Suite à une commande, entre 1987 et 1994, il réalise 104 vitraux, en collaboration avec l'atelier de Jean-Dominique Fleury à Toulouse, pour l'église abbatiale Sainte-Foy de Conques. Abbaye devant laquelle, alors en classe de quatrième, il avait eu une révélation devant la beauté de l'édifice roman : il serait peintre. La boucle est bouclée.J'étais au delà du noir, dans un autre champ mental
Sa renommée n'en reste pas là et à Montpellier une salle du musée Fabre rénové lui est consacrée, permettant au public d’admirer la donation faite par le peintre à la ville. Cette donation comprend 20 tableaux de 1951 à 2006 parmi lesquelles des œuvres majeures des années 1960, deux grands outrenoir des années 1970 et plusieurs grands polyptyques. En février 2010 le musée proposera une exposition des cartons et verres des vitraux de Conques (travaux préparatoires de Soulages pour la cathédrale de Conques).

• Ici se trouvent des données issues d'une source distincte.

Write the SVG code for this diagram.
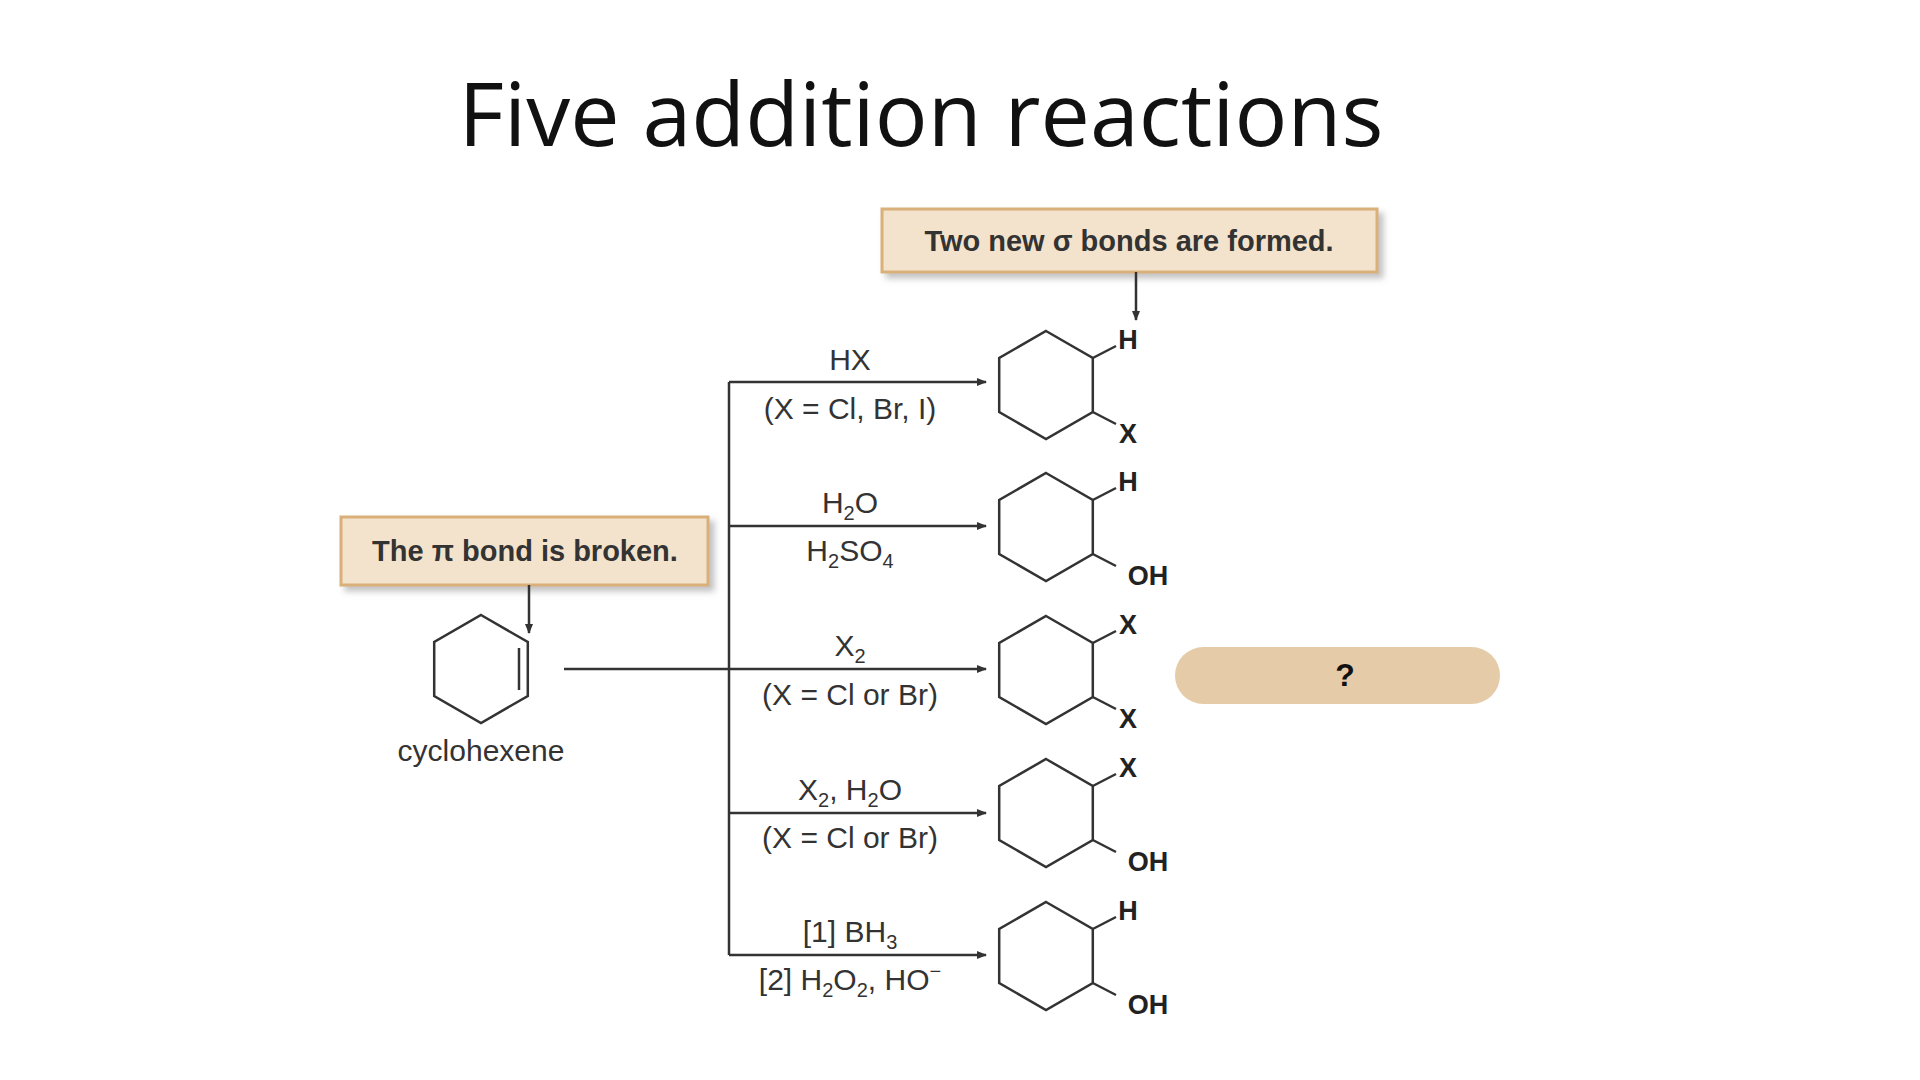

En 2009, alors qu’il fête ses 90 ans, le centre Pompidou lui consacre une rétrospective, la plus grande jamais organisée pour un artiste vivant par le centre. L'exposition reçoit 502 000 visiteurs, se classant en quatrième position des expositions les plus fréquentées de toute l'histoire du Centre Pompidou.
Le musée Soulages à Rodez
L'inauguration du Musée Soulages à Rodez, sa ville natale, en 2014 qui abrite la plus grande collection au monde de Pierre Soulages termine d'asseoir son prestige et sa renommée en Occitanie mais dans le reste du monde également. Il avait légué en 2005 à la municipalité de Rodez plus de 500 œuvres représentant l’ensemble des techniques employées tout au long de sa carrière : peintures, eaux fortes, sérigraphies, lithographies et même les ébauches de ses travaux sur les vitraux de l’abbaye de Conques.
Cet été et juqu'au 3 novembre le maître de l'outrenoir accueille le maître incontesté du bleu, Yves Klein, disparu brutalement à 34 ans et fasciné par le monochrome. Il ne veut surtout pas que le musée devienne un mausolée et il a demandé que d'autres artistes y soient invités.
Ouvert sept jours sur sept, le musée accueille plus de mille cinq cent personnes par jour. 950 000 depuis son ouverture, dont 15% d'étrangers. Des visiteurs qui sont ravis de l'offre proposée et des expositions temporaires, et qui l'expriment.
Je considère que l'art doit être porteur de beauté, au sens où la beauté c'est de l'énergie qu'on vous accorde, qui vous vient, gratuitement
Une belle définition de l'art comme un écho à l'oeuvre de Pierre Soulages.